I do love your Mexican sunflowers! It must be hard being away from the garden so much, I hate leaving mine, don’t mind that much in February though. I can imagine you thinking about your garden while working away, I bet you can’t wait to retire. I’m the same as you, every time I visit a garden center I go slightly crackers, supermarkets are the same, I forget about food and buy plants.xxx
You’re right, I really can’t wait to retire. Another 3 to 6 years, depending on whether or not I can take a reduced pension.
I’m so allergic to sunflowers, and they are so pretty. Maybe Mexican sunflowers aren’t REAL sunflowers?…Something else I need to check on. CPBD takes over the mind and leaves you vulnerable. Don’t feel bad.
Well, sunflowers and Mexican sunflowers are in different genera – Helianthus and Tithonia. They’re both in the Aster family, though. Apparently, some people are allergic to Tithonia, according to a quick google search.
I love the look of Mexican sunflowers, another to add to the list! I understand about plant buying compulsion ….it’s an addiction, but such a productive one!
Nice haul! I wouldn’t know anything about compulsive plant buying but I’ve heard about this disorder in others. I haven’t grown Mexican sunflowers for years but love them. Maybe I’ll have to go nursery hopping to try and find some.
Yes, I’m sure that you would never commit compulsive plant buying. Your self-control in garden centers is legendary!

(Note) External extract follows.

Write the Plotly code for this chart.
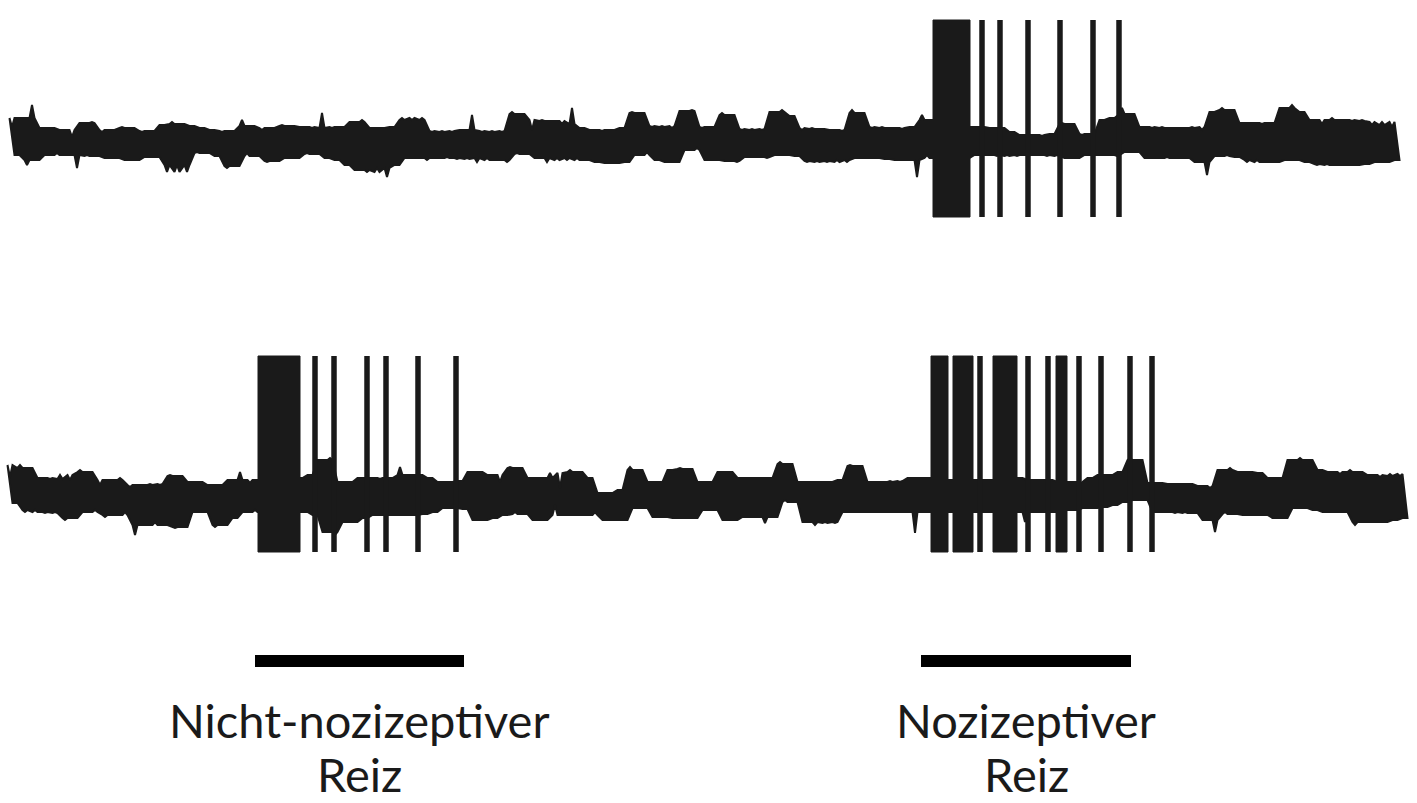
import plotly.graph_objects as go

# ---------------- data (time in ms, potential in µV, arbitrary baseline 0) ----------------
SAMPLE_STEP = 5  # ms between alternating peak/trough samples

top_start = 12
top_peaks = [15, 24, 37, 14, 14, 12, 5, 19, 20, 10,
             12, 15, 14, 10, 11, 17, 20, 18, 16, 14,
             12, 10, 11, 22, 16, 12, 14, 17, 16, 15,
             14, 29, 14, 15, 20, 22, 14, 14, 15, 24,
             22, 24, 10, 11, 10, 12, 27, 10, 11, 10,
             30, 28, 12, 22, 21, 18, 34, 14, 12, 11,
             12, 14, 30, 29, 15, 16, 14, 31, 32, 14,
             15, 29, 27, 12, 13, 12, 30, 32, 26, 12,
             14, 13, 12, 11, 32, 29, 14, 15, 14, 13,
             15, 27, 22, 20, 18, 16, 15, 15, 14, 14,
             10, 7, 7, 6, 8, 19, 18, 7, 8, 22,
             24, 34, 28, 15, 14, 15, 14, 14, 15, 12,
             30, 34, 32, 19, 19, 18, 19, 34, 37, 30,
             22, 18, 24, 22, 21, 22, 17, 20, 15]
top_troughs = [-13, -23, -18, -13, -11, -13, -26, -13, -14, -16,
               -16, -18, -18, -15, -15, -30, -23, -30, -10, -11,
               -14, -26, -24, -11, -14, -20, -19, -16, -16, -11,
               -12, -16, -18, -23, -28, -30, -26, -35, -23, -16,
               -16, -18, -16, -15, -17, -16, -20, -16, -18, -20,
               -11, -12, -16, -20, -16, -18, -16, -18, -20, -21,
               -21, -20, -13, -10, -18, -20, -20, -8, -6, -18,
               -18, -19, -20, -15, -15, -16, -13, -13, -14, -20,
               -19, -20, -18, -20, -16, -16, -16, -17, -18, -18,
               -35, -13, -16, -16, -16, -16, -13, -13, -14, -13,
               -14, -13, -13, -14, -13, -16, -16, -13, -13, -13,
               -14, -10, -10, -16, -16, -15, -16, -16, -20, -33,
               -14, -13, -15, -20, -18, -20, -20, -18, -18, -20,
               -23, -22, -23, -23, -23, -22, -20, -20, -18]

bot_start = 10
bot_peaks = [18, 30, 27, 17, 16, 20, 15, 25, 23, 10,
             15, 17, 8, 10, 11, 10, 20, 19, 13, 13,
             10, 10, 15, 23, 12, 15, 15, 15, 15, 17,
             20, 35, 37, 13, 13, 17, 17, 16, 17, 28,
             20, 20, 17, 13, 13, 14, 23, 23, 20, 13,
             28, 27, 17, 17, 22, 7, 25, 23, 17, 2,
             2, 5, 28, 25, 13, 13, 25, 27, 26, 13,
             13, 23, 23, 17, 17, 17, 17, 33, 31, 13,
             13, 13, 13, 15, 30, 29, 13, 13, 14, 13,
             17, 17, 17, 17, 15, 15, 17, 13, 15, 15,
             17, 17, 15, 15, 15, 13, 13, 10, 17, 20,
             20, 23, 37, 35, 12, 12, 11, 11, 11, 9,
             7, 25, 27, 23, 23, 22, 17, 17, 35, 37,
             35, 25, 23, 21, 25, 23, 20, 18, 21, 19]
bot_troughs = [-8, -17, -15, -18, -17, -25, -23, -17, -15, -22,
               -20, -17, -40, -30, -27, -30, -33, -32, -17, -17,
               -32, -30, -23, -17, -15, -17, -17, -17, -17, -17,
               -20, -37, -40, -27, -27, -23, -20, -20, -20, -20,
               -20, -19, -17, -13, -13, -14, -25, -25, -23, -20,
               -17, -19, -25, -25, -10, -20, -20, -20, -17, -25,
               -25, -25, -13, -13, -22, -22, -23, -23, -23, -15,
               -15, -25, -25, -22, -22, -28, -22, -5, -7, -27,
               -30, -27, -28, -17, -17, -17, -17, -17, -17, -17,
               -38, -17, -17, -17, -15, -17, -17, -17, -17, -17,
               -17, -27, -17, -17, -17, -15, -15, -13, -13, -12,
               -10, -7, -5, -5, -17, -17, -18, -17, -18, -25,
               -37, -17, -19, -20, -20, -20, -23, -23, -13, -13,
               -15, -17, -17, -17, -30, -27, -27, -27, -25, -23]

# action potentials (ms) and high-frequency bursts (start, end ms)
top_spikes = [982, 1000, 1028, 1060, 1093, 1119]
top_bursts = [(933, 970)]
bot_spikes = [315, 334, 367, 386, 418, 456, 980, 1028, 1048, 1079, 1101, 1130, 1152]
bot_bursts = [(258, 300), (931, 948), (953, 973), (993, 1017), (1056, 1067)]
top_spike_amp = (-75, 122)   # spike trough, peak (µV)
bot_spike_amp = (-57, 139)

# stimuli (start ms, end ms, label lines)
stimuli = [(255, 464, ["Nicht-nozizeptiver", "Reiz"]),
           (921, 1131, ["Nozizeptiver", "Reiz"])]

# ---------------- layout constants ----------------
TOP_OFFSET = 0
BOT_OFFSET = -353
STIM_Y = -519
LABEL_Y = [-578, -632]
INK = "#1a1a1a"
HAIR = 2.5  # half-width (ms) of a noise peak drawn on the band edge

fig = go.Figure()


def median3(nb):
    return sorted(nb)[len(nb) // 2]


def edge(xs_c, vals):
    """Band edge: body level between samples, narrow hair at each sample."""
    n = len(vals)
    ex, ey = [], []
    for k in range(n):
        body = median3(vals[max(k - 1, 0):k + 2])
        ex += [xs_c[k] - HAIR, xs_c[k], xs_c[k] + HAIR]
        ey += [body, vals[k], body]
    return ex, ey


def add_trace_band(start, peaks, troughs, offset):
    n = len(peaks)
    up_x = [start + 2 * k * SAMPLE_STEP for k in range(n)]
    lo_x = [start + (2 * k + 1) * SAMPLE_STEP for k in range(n)]
    ux, uy = edge(up_x, peaks)
    lx, ly = edge(lo_x, troughs)
    xs = ux + lx[::-1] + [ux[0]]
    ys = [v + offset for v in uy] + [v + offset for v in ly[::-1]] + [uy[0] + offset]
    fig.add_trace(go.Scatter(x=xs, y=ys, mode="lines", fill="toself", fillcolor=INK,
                             line=dict(color=INK, width=2),
                             hoverinfo="skip", showlegend=False))


def add_spikes(spikes, bursts, amp, offset):
    xs, ys = [], []
    for s in spikes:
        xs += [s, s, None]
        ys += [amp[0] + offset, amp[1] + offset, None]
    fig.add_trace(go.Scatter(x=xs, y=ys, mode="lines",
                             line=dict(color=INK, width=5.5),
                             hoverinfo="skip", showlegend=False))
    for a, b in bursts:
        fig.add_trace(go.Scatter(
            x=[a, b, b, a, a],
            y=[amp[0] + offset, amp[0] + offset, amp[1] + offset, amp[1] + offset, amp[0] + offset],
            mode="lines", fill="toself", fillcolor=INK,
            line=dict(color=INK, width=1), hoverinfo="skip", showlegend=False))


add_trace_band(top_start, top_peaks, top_troughs, TOP_OFFSET)
add_trace_band(bot_start, bot_peaks, bot_troughs, BOT_OFFSET)
add_spikes(top_spikes, top_bursts, top_spike_amp, TOP_OFFSET)
add_spikes(bot_spikes, bot_bursts, bot_spike_amp, BOT_OFFSET)

for a, b, lines in stimuli:
    fig.add_trace(go.Scatter(x=[a, b], y=[STIM_Y, STIM_Y], mode="lines",
                             line=dict(color="black", width=12),
                             hoverinfo="skip", showlegend=False))
    for txt, lyv in zip(lines, LABEL_Y):
        fig.add_annotation(x=(a + b) / 2, y=lyv, xref="x", yref="y", text=txt,
                           showarrow=False, xanchor="center", yanchor="middle",
                           font=dict(family="Lato", size=47, color=INK))

fig.update_layout(
    width=1417, height=803,
    margin=dict(l=0, r=0, t=0, b=0),
    paper_bgcolor="white", plot_bgcolor="white",
    xaxis=dict(range=[0, 1417], visible=False, fixedrange=True),
    yaxis=dict(range=[-661, 142], visible=False, fixedrange=True),
)

# remove the default page margin so the figure sits at the window's top-left corner
fig.write_html("out.html", config={"displayModeBar": False},
               post_script="document.body.style.margin='0';document.body.style.overflow='hidden';")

Hello Jason, I love the red of the Lobelia Cardinalis, if I remember, I think they need damp or even boggy conditions and full sun to thrive? You said they were short-lived but I wonder if you could renew them through seeds or cuttings?
Yes, they do like a lot of moisture but they don’t require full sun – part sun can be adequate. If conditions are good they will self-sow.
I laughed when I read about your compulsive plant buying! I too do that and when I get home I wonder where the heck I am going to put them all! Going to the garden center or nursery with a list or plan in my mind never seems to work out!
Nor for me. The compulsion doesn’t care about any stinkin’ lists.